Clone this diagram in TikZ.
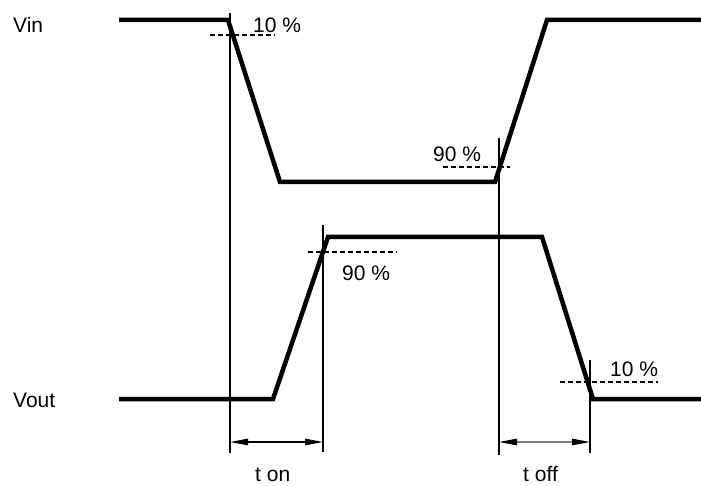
\documentclass[tikz,border=0pt]{standalone}
\usepackage{fontspec}
\setmainfont{Liberation Sans}
\usetikzlibrary{arrows.meta}

\begin{document}
\begin{tikzpicture}[x=1pt, y=-1pt,
    wave/.style={line width=4.5pt, line join=miter},
    guide/.style={line width=1.1pt},
    thresh/.style={line width=1.1pt, dash pattern=on 5pt off 3pt},
    timespan/.style={line width=1.2pt,
        {Triangle[length=18pt,width=6.5pt,color=black]}-{Triangle[length=18pt,width=6.5pt,color=black]}},
    annot/.style={anchor=base west, inner sep=0pt, font=\fontsize{21}{25}\selectfont}
]
    \useasboundingbox (0,0) rectangle (701,486);

    % input waveform
    \coordinate (in0) at (119,20);
    \coordinate (in1) at (228,20);
    \coordinate (in2) at (280,182);
    \coordinate (in3) at (495,182);
    \coordinate (in4) at (547,20);
    \coordinate (in5) at (701,20);
    \draw[wave] (in0) -- (in1) -- (in2) -- (in3) -- (in4) -- (in5);

    % output waveform
    \coordinate (out0) at (119,399);
    \coordinate (out1) at (273,399);
    \coordinate (out2) at (328,237);
    \coordinate (out3) at (542,237);
    \coordinate (out4) at (593,399);
    \coordinate (out5) at (701,399);
    \draw[wave] (out0) -- (out1) -- (out2) -- (out3) -- (out4) -- (out5);

    % vertical guides
    \coordinate (ga) at (230,13);   \coordinate (ga') at (230,453);
    \coordinate (gb) at (323,225);  \coordinate (gb') at (323,452);
    \coordinate (gc) at (499,138);  \coordinate (gc') at (499,455);
    \coordinate (gd) at (590,360);  \coordinate (gd') at (590,453);
    \draw[guide] (ga) -- (ga');
    \draw[guide] (gb) -- (gb');
    \draw[guide] (gc) -- (gc');
    \draw[guide] (gd) -- (gd');

    % threshold levels
    \coordinate (ta) at (210,35);   \coordinate (ta') at (275,35);
    \coordinate (tb) at (443,167);  \coordinate (tb') at (510,167);
    \coordinate (tc) at (308,252);  \coordinate (tc') at (397,252);
    \coordinate (td) at (560,382);  \coordinate (td') at (658,382);
    \draw[thresh] (ta) -- (ta');
    \draw[thresh] (tb) -- (tb');
    \draw[thresh] (tc) -- (tc');
    \draw[thresh] (td) -- (td');

    % switching times
    \coordinate (on0) at (230,442);  \coordinate (on1) at (323,442);
    \coordinate (off0) at (499,442); \coordinate (off1) at (590,442);
    \draw[timespan] (on0) -- (on1);
    \draw[timespan, draw=gray] (off0) -- (off1);

    % labels
    \node[annot] (vin) at (13,33) {Vin};
    \node[annot] (vout) at (13,407) {Vout};
    \node[annot] (pa) at (253,33) {10 \%};
    \node[annot] (pb) at (433,162) {90 \%};
    \node[annot] (pc) at (342,280) {90 \%};
    \node[annot] (pd) at (610,376) {10 \%};
    \node[annot] (ton) at (255,481) {t on};
    \node[annot] (toff) at (523,481) {t off};
\end{tikzpicture}
\end{document}
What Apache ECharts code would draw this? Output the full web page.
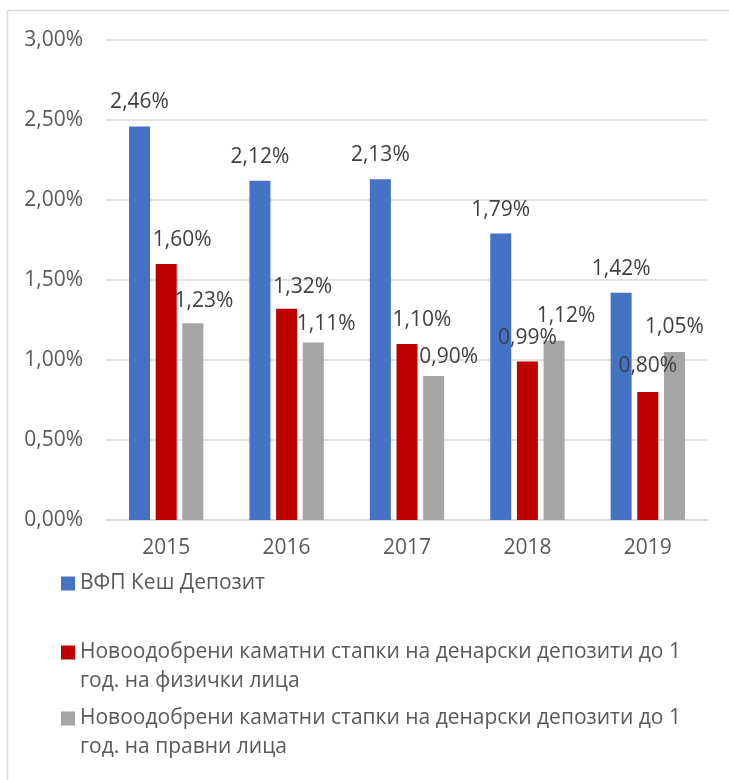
<!DOCTYPE html>
<html>
<head>
<meta charset="utf-8">
<script src="https://cdn.jsdelivr.net/npm/echarts@6/dist/echarts.min.js"></script>
<style>
  html, body { margin: 0; padding: 0; background: #ffffff; }
  #chart { width: 729px; height: 780px; }
</style>
</head>
<body>
<div id="chart"></div>
<script>
// Years on the category axis
const years = ['2015', '2016', '2017', '2018', '2019'];

// Rates in percent
const cashDeposit = [2.46, 2.12, 2.13, 1.79, 1.42];
const householdRates = [1.60, 1.32, 1.10, 0.99, 0.80];
const corporateRates = [1.23, 1.11, 0.90, 1.12, 1.05];

// Series names
const seriesNames = [
  'ВФП Кеш Депозит',
  'Новоодобрени каматни стапки на денарски депозити до 1\nгод. на физички лица',
  'Новоодобрени каматни стапки на денарски депозити до 1\nгод. на правни лица'
];

// Value-axis ticks
const yTicks = [0, 0.5, 1.0, 1.5, 2.0, 2.5, 3.0];

// Hand-placed nudges for the value labels, [dx, dy] in px
const labelNudge = [
  [[0, 0], [0, 0], [0, 0], [0, 0], [0, 0]],
  [[16, 0], [16, 2], [15, 0], [0, 0], [0, -2]],
  [[11, 2], [13, 6], [15, 5], [12, -1], [0, -1]]
];

const colors = ['#4472C4', '#C00000', '#A5A5A5'];
const FONT = '"Open Sans", "Noto Sans", sans-serif';
const FS = 21;

const fmt = v => v.toFixed(2).replace('.', ',') + '%';

const chart = echarts.init(document.getElementById('chart'), null, { renderer: 'canvas' });

const valueSets = [cashDeposit, householdRates, corporateRates];

const series = valueSets.map((vals, si) => ({
  name: seriesNames[si],
  type: 'bar',
  barWidth: 21,
  barGap: '27%',
  itemStyle: { color: colors[si] },
  data: vals.map((v, i) => ({
    value: v,
    label: { offset: [labelNudge[si][i][0], -14 + labelNudge[si][i][1]] }
  })),
  label: {
    show: true,
    position: 'top',
    distance: 0,
    color: '#404040',
    fontFamily: FONT,
    fontSize: FS,
    lineHeight: 20,
    formatter: p => fmt(p.value)
  }
}));

// One legend block per series; two-line entries get a leading blank line
// so the swatch sits beside the first line of text.
const legendText = { color: '#595959', fontFamily: FONT, fontSize: FS, lineHeight: 29 };
const legendBase = {
  orient: 'vertical',
  left: 61,
  padding: 0,
  itemWidth: 14,
  itemHeight: 14,
  icon: 'rect',
  itemGap: 0,
  selectedMode: false,
  textStyle: legendText
};

chart.setOption({
  animation: false,
  backgroundColor: '#ffffff',
  grid: { left: 106, right: 21, top: 40, bottom: 260, containLabel: false },
  xAxis: {
    type: 'category',
    data: years,
    axisTick: { show: false },
    axisLine: { show: true, lineStyle: { color: '#d9d9d9', width: 1.5 } },
    axisLabel: { color: '#595959', fontFamily: FONT, fontSize: FS, margin: 18 }
  },
  yAxis: {
    type: 'value',
    min: yTicks[0],
    max: yTicks[yTicks.length - 1],
    interval: yTicks[1] - yTicks[0],
    axisLine: { show: false },
    axisTick: { show: false },
    splitLine: { lineStyle: { color: '#d9d9d9', width: 1.5 } },
    axisLabel: { color: '#595959', fontFamily: FONT, fontSize: FS, margin: 23, formatter: v => fmt(v) }
  },
  legend: [
    Object.assign({}, legendBase, {
      top: 569,
      data: [seriesNames[0]]
    }),
    Object.assign({}, legendBase, {
      top: 609,
      data: [seriesNames[1]],
      formatter: name => '\n' + name
    }),
    Object.assign({}, legendBase, {
      top: 675,
      data: [seriesNames[2]],
      formatter: name => '\n' + name
    })
  ],
  graphic: [{
    type: 'rect',
    silent: true,
    z: -1,
    shape: { x: 7.5, y: 10.5, width: 900, height: 900 },
    style: { fill: 'none', stroke: '#d9d9d9', lineWidth: 1.5 }
  }],
  series: series
});
</script>
</body>
</html>
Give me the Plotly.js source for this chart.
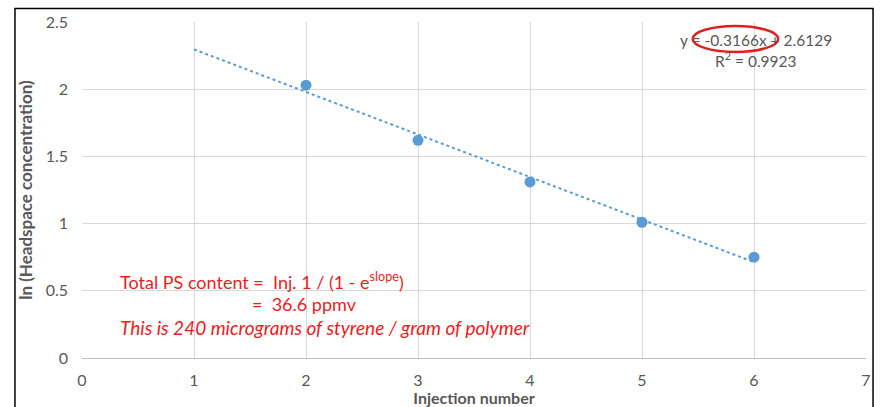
<!DOCTYPE html>
<html><head><meta charset="utf-8">
<script src="https://cdn.plot.ly/plotly-3.0.1.min.js"></script>
<style>html,body{margin:0;padding:0;background:#fff;}#chart{width:880px;height:407px;}</style>
</head><body><div id="chart"></div>
<script>
const injection = [2, 3, 4, 5, 6];
const lnConc = [2.03, 1.62, 1.31, 1.01, 0.75];
const trendX = [1, 6];
const trendY = [2.2963, 0.7133];
const xTicks = [0, 1, 2, 3, 4, 5, 6, 7];
const yTicks = [0, 0.5, 1, 1.5, 2, 2.5];
const yTickText = ['0', '0.5', '1', '1.5', '2', '2.5'];

const gray = '#595959';
const blue = '#5b9bd5';
const red = '#ee1c1c';
const font = 'Lato, "Open Sans", sans-serif';

const traces = [
  {x: trendX, y: trendY, mode: 'lines', line: {color: blue, width: 2, dash: 'dot'}, hoverinfo: 'skip'},
  {x: injection, y: lnConc, mode: 'markers', marker: {color: blue, size: 11}}
];

const layout = {
  width: 880, height: 407,
  margin: {l: 82, r: 14, t: 22, b: 49},
  showlegend: false,
  paper_bgcolor: '#fff', plot_bgcolor: '#fff',
  font: {family: font, color: gray, size: 16},
  xaxis: {
    range: [0, 7], tickvals: xTicks, ticktext: xTicks.map(String),
    showgrid: true, gridcolor: '#d9d9d9', gridwidth: 1,
    zeroline: false, showline: true, linecolor: '#bfbfbf', linewidth: 1,
    ticks: '', tickfont: {size: 16, color: gray}, ticklabelstandoff: 8,
    title: {text: '<b>Injection number</b>', font: {size: 16, color: gray}, standoff: 6}
  },
  yaxis: {
    range: [0, 2.5], tickvals: yTicks, ticktext: yTickText,
    showgrid: true, gridcolor: '#d9d9d9', gridwidth: 1,
    zeroline: false, showline: false,
    ticks: '', tickfont: {size: 16, color: gray}, ticklabelstandoff: 13,
    title: {text: '<b>ln (Headspace concentration)</b>', font: {size: 17, color: gray}, standoff: 8}
  },
  shapes: [
    {type: 'rect', xref: 'paper', yref: 'paper', x0: -0.0855, x1: 1.009, y0: -0.2, y1: 1.04,
     line: {color: '#000', width: 1.5}, fillcolor: 'rgba(0,0,0,0)'},
    {type: 'circle', xref: 'paper', yref: 'paper', x0: 0.779, x1: 0.888, y0: 0.911, y1: 0.988,
     line: {color: '#e0201e', width: 2.5}, fillcolor: 'rgba(0,0,0,0)'}
  ],
  annotations: [
    {xref: 'paper', yref: 'paper', x: 0.860, y: 0.947, xanchor: 'center', yanchor: 'middle',
     text: 'y = -0.3166x + 2.6129', showarrow: false, font: {size: 15.5, color: gray}},
    {xref: 'paper', yref: 'paper', x: 0.860, y: 0.887, xanchor: 'center', yanchor: 'middle',
     text: 'R<sup>2</sup> = 0.9923', showarrow: false, font: {size: 15.5, color: gray}},
    {xref: 'paper', yref: 'paper', x: 0.0459, y: 0.230, xanchor: 'left', yanchor: 'middle',
     text: 'Total PS content =  Inj. 1 / (1 - e<sup>slope</sup>)', showarrow: false, font: {size: 18, color: red}},
    {xref: 'paper', yref: 'paper', x: 0.2143, y: 0.160, xanchor: 'left', yanchor: 'middle',
     text: '=  36.6 ppmv', showarrow: false, font: {size: 18, color: red}},
    {xref: 'paper', yref: 'paper', x: 0.0459, y: 0.092, xanchor: 'left', yanchor: 'middle',
     text: '<i>This is 240 micrograms of styrene / gram of polymer</i>', showarrow: false, font: {size: 19, color: red}}
  ]
};

Plotly.newPlot('chart', traces, layout, {displayModeBar: false, staticPlot: true});
</script>
</body></html>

Work to do: Repeat only the lines from the one holding "What Apache ECharts" to the one holding "const valueSets = [cashDeposit, householdRates, corporateRates];", both ends included, and drop the images.

Completed task:
What Apache ECharts code would draw this? Output the full web page.
<!DOCTYPE html>
<html>
<head>
<meta charset="utf-8">
<script src="https://cdn.jsdelivr.net/npm/echarts@6/dist/echarts.min.js"></script>
<style>
  html, body { margin: 0; padding: 0; background: #ffffff; }
  #chart { width: 729px; height: 780px; }
</style>
</head>
<body>
<div id="chart"></div>
<script>
// Years on the category axis
const years = ['2015', '2016', '2017', '2018', '2019'];

// Rates in percent
const cashDeposit = [2.46, 2.12, 2.13, 1.79, 1.42];
const householdRates = [1.60, 1.32, 1.10, 0.99, 0.80];
const corporateRates = [1.23, 1.11, 0.90, 1.12, 1.05];

// Series names
const seriesNames = [
  'ВФП Кеш Депозит',
  'Новоодобрени каматни стапки на денарски депозити до 1\nгод. на физички лица',
  'Новоодобрени каматни стапки на денарски депозити до 1\nгод. на правни лица'
];

// Value-axis ticks
const yTicks = [0, 0.5, 1.0, 1.5, 2.0, 2.5, 3.0];

// Hand-placed nudges for the value labels, [dx, dy] in px
const labelNudge = [
  [[0, 0], [0, 0], [0, 0], [0, 0], [0, 0]],
  [[16, 0], [16, 2], [15, 0], [0, 0], [0, -2]],
  [[11, 2], [13, 6], [15, 5], [12, -1], [0, -1]]
];

const colors = ['#4472C4', '#C00000', '#A5A5A5'];
const FONT = '"Open Sans", "Noto Sans", sans-serif';
const FS = 21;

const fmt = v => v.toFixed(2).replace('.', ',') + '%';

const chart = echarts.init(document.getElementById('chart'), null, { renderer: 'canvas' });

const valueSets = [cashDeposit, householdRates, corporateRates];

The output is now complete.